What I was leaning towards suspecting was that the image of the stereotypical (if there is one) non-US-citizen and his expected political leanings was standing in the way of the ambition to promote with full force the FSP globally. To make a strawman of both sides of the spectrum would mean that the typical European is seen as the gun-hating atheist and liberal hippie (who still for some reason might be genuinely interested in the project), or the introvert communist from certain parts of Asia, the non-integrable Third-World citizen, etc etc. I do not believe this is what any of you picture when you consider non-US-citizens, because I'm taking it too far (intentionally, to make my speculation clear as possible), But still I wanted to bring up the question of why this opportunity is not, in my eyes, not as profitably taken into consideration as it could. There is somewhat general advice on the main site for how to move (from one part of the US to NH) and what to do when you're there, but in case I missed it I don't see anything similar for the rest of world. As you guys have already pointed out there can be no general guide for 7 billion potential participants from more than 200 different sovereign nations, all with different rules and regulations regarding immigration - but is there an ambition to, at least in the future, provide something that would be a broad sketch of what one might expect to happen if one plans on joining the project from abroad?
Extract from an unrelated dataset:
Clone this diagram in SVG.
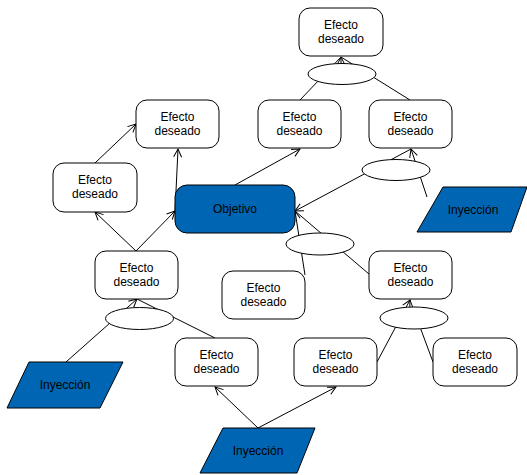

Regarding my strawman of the stereotypical non-US-citizen my point was also to try to debunk that, and rather point out that there could possibly be millions of already-integrated-to-the-situation potential participants all over the world, that today might lose out on even internally brainstorming the idea of joining the project because it seems too far off, in practical terms. Perhaps a general discussion about this could help them feel the urge to investigate further, what they could do to join in. As I said, I assume there are more (in numbers) wholeheartedly motivated potential participants spread out over the globe than there are in the native US-stock in total, and wouldn't it be nice to gain the interest of as many of them as possible? Let's say that even if only a few percent can find their way to the destination and be able to legally stay there, that would still be a huge number in total. To me it seems that would benefit the project immensely.